Frank Jackunas

No. 54
- Position: Center

Personal information
- Born: October 5, 1940 (age 85) Detroit, Michigan, U.S.
- Listed height: 6 ft 3 in (1.91 m)
- Listed weight: 225 lb (102 kg)

Career information
- High school: Assumption (Windsor, Ontario, Canada)
- College: Detroit
- NFL draft: 1961: 12th round, 159th overall pick
- AFL draft: 1961: 24th round, 188th overall pick

Career history
- Buffalo Bills (1962); Denver Broncos (1963)*;
- * Offseason and/or practice squad member only

Career AFL statistics
- Games played: 3
- Stats at Pro Football Reference

= Frank Jackunas =

American football player (born 1940)

Frank Raymond Jackunas (born October 5, 1940) is an American former professional football player who was a center for one season with the Buffalo Bills of the American Football League (AFL). He played college football for the Detroit Titans, and was selected by the Bills in the 24th round of the 1961 AFL draft. He was also a member of the Denver Broncos.

==Early life==
Frank Raymond Jackunas was born on October 5, 1940, in Detroit, Michigan. He played high school football at Assumption High School in Windsor, Ontario, Canada.

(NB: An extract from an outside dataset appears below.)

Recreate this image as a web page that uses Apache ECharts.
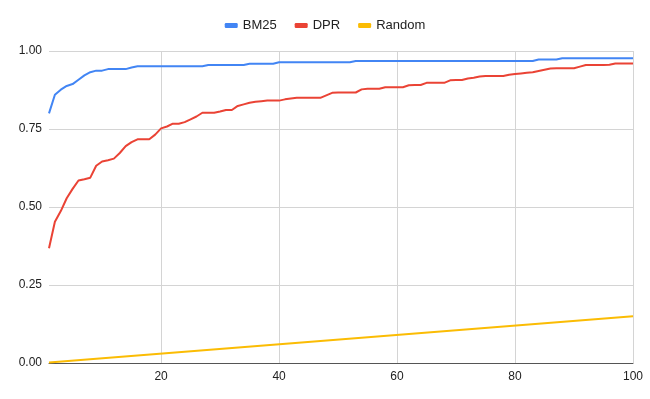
<!DOCTYPE html>
<html>
<head>
<meta charset="utf-8">
<script src="https://cdn.jsdelivr.net/npm/echarts@6/dist/echarts.min.js"></script>
<style>
  html, body { margin: 0; padding: 0; background: #fff; }
  #main { width: 650px; height: 399px; }
</style>
</head>
<body>
<div id="main"></div>
<script>
// x positions 1..100 (top-k)
var kValues = [];
for (var k = 1; k <= 100; k++) kValues.push(k);

var bm25 = [
  0.800, 0.860, 0.876, 0.888, 0.894, 0.908, 0.922, 0.932, 0.937, 0.937,
  0.942, 0.942, 0.942, 0.942, 0.947, 0.951, 0.951, 0.951, 0.951, 0.951,
  0.951, 0.951, 0.951, 0.951, 0.951, 0.951, 0.951, 0.955, 0.955, 0.955,
  0.955, 0.955, 0.955, 0.955, 0.959, 0.959, 0.959, 0.959, 0.959, 0.964,
  0.964, 0.964, 0.964, 0.964, 0.964, 0.964, 0.964, 0.964, 0.964, 0.964,
  0.964, 0.964, 0.968, 0.968, 0.968, 0.968, 0.968, 0.968, 0.968, 0.968,
  0.968, 0.968, 0.968, 0.968, 0.968, 0.968, 0.968, 0.968, 0.968, 0.968,
  0.968, 0.968, 0.968, 0.968, 0.968, 0.968, 0.968, 0.968, 0.968, 0.968,
  0.968, 0.968, 0.968, 0.973, 0.973, 0.973, 0.973, 0.977, 0.977, 0.977,
  0.977, 0.977, 0.977, 0.977, 0.977, 0.977, 0.977, 0.977, 0.977, 0.977
];

var dpr = [
  0.368, 0.453, 0.487, 0.528, 0.558, 0.585, 0.589, 0.594, 0.632, 0.646,
  0.650, 0.655, 0.673, 0.695, 0.708, 0.717, 0.717, 0.717, 0.732, 0.752,
  0.758, 0.767, 0.767, 0.772, 0.781, 0.790, 0.802, 0.802, 0.802, 0.806,
  0.811, 0.811, 0.824, 0.829, 0.834, 0.837, 0.839, 0.841, 0.841, 0.841,
  0.845, 0.848, 0.850, 0.850, 0.850, 0.850, 0.850, 0.858, 0.866, 0.867,
  0.867, 0.867, 0.867, 0.877, 0.879, 0.879, 0.879, 0.884, 0.884, 0.884,
  0.884, 0.890, 0.891, 0.891, 0.898, 0.898, 0.898, 0.898, 0.906, 0.907,
  0.907, 0.912, 0.914, 0.918, 0.920, 0.920, 0.920, 0.920, 0.924, 0.926,
  0.928, 0.930, 0.932, 0.936, 0.940, 0.944, 0.945, 0.945, 0.945, 0.945,
  0.950, 0.955, 0.955, 0.955, 0.955, 0.956, 0.960, 0.960, 0.960, 0.960
];

// random baseline is a straight line
var randomX = [1, 100];
var randomY = [0.0015, 0.15];

var xTicks = [20, 40, 60, 80, 100];

function pairs(xs, ys) {
  var out = [];
  for (var i = 0; i < ys.length; i++) out.push([xs[i], ys[i]]);
  return out;
}

var myChart = echarts.init(document.getElementById('main'));
var font = '"Liberation Sans", Arial, sans-serif';

var option = {
  animation: false,
  legend: {
    top: 14,
    left: 'center',
    itemWidth: 13,
    itemHeight: 5,
    itemGap: 18,
    icon: 'roundRect',
    textStyle: { fontFamily: font, fontSize: 13, color: '#222' },
    data: ['BM25', 'DPR', 'Random']
  },
  grid: { left: 49, right: 17, top: 51, bottom: 36 },
  xAxis: {
    type: 'value',
    min: 1,
    max: 100,
    axisLine: { lineStyle: { color: '#555', width: 1 } },
    axisTick: { show: false, customValues: xTicks },
    axisLabel: { customValues: xTicks, color: '#222', fontFamily: font, fontSize: 12, margin: 8 },
    splitLine: { show: true, customValues: xTicks, lineStyle: { color: '#d4d4d4' } }
  },
  yAxis: {
    type: 'value',
    min: 0,
    max: 1,
    interval: 0.25,
    axisLine: { show: false },
    axisTick: { show: false },
    axisLabel: {
      color: '#222', fontFamily: font, fontSize: 12, margin: 7,
      padding: [3, 0, 0, 0],
      formatter: function (v) { return v.toFixed(2); }
    },
    splitLine: { lineStyle: { color: '#d4d4d4' } }
  },
  series: [
    { name: 'BM25', type: 'line', data: pairs(kValues, bm25), showSymbol: false,
      itemStyle: { color: '#4285F4' }, lineStyle: { width: 2 } },
    { name: 'DPR', type: 'line', data: pairs(kValues, dpr), showSymbol: false,
      itemStyle: { color: '#EA4335' }, lineStyle: { width: 2 } },
    { name: 'Random', type: 'line', data: pairs(randomX, randomY), showSymbol: false,
      itemStyle: { color: '#FBBC04' }, lineStyle: { width: 2 } }
  ]
};

myChart.setOption(option);
</script>
</body>
</html>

He earned All-City honors in 1957.

==College career==
Jackunas was a member of the Detroit Titans of the University of Detroit from 1959 to 1961. The 1960 Titans had a 7–2 record, which was the most wins in school history by a post-World War II team (the school's' last season of football was in 1964). The 1960 team was inducted into the Detroit Mercy Titans Hall of Fame in 2001. Jackunas was co-captain of the 1961 team.

==Professional career==
Jackunas was a future draft pick of the Pittsburgh Steelers in the 12th round, with the 159th overall pick, of the 1961 NFL draft. He was also a future pick of the Buffalo Bills in the 24th round, with the 188th overall pick, of the 1961 AFL draft. He signed with the Bills on December 18, 1961. He spent the majority of the 1962 season on the team's taxi squad but was promoted to the active roster on November 21 after Al Bemiller suffered an injury. Jackunas then played in three games for the Bills that season. Jackunas wore jersey number 54 with the Bills and was listed as a center. He stood six foot, three inches and weighed 225 pounds. On July 3, 1963, it was reported that Jackunas had re-signed with the Bills.

On August 27, 1963, Jackunas was traded to the Denver Broncos for a draft pick. He was released on September 3, 1963.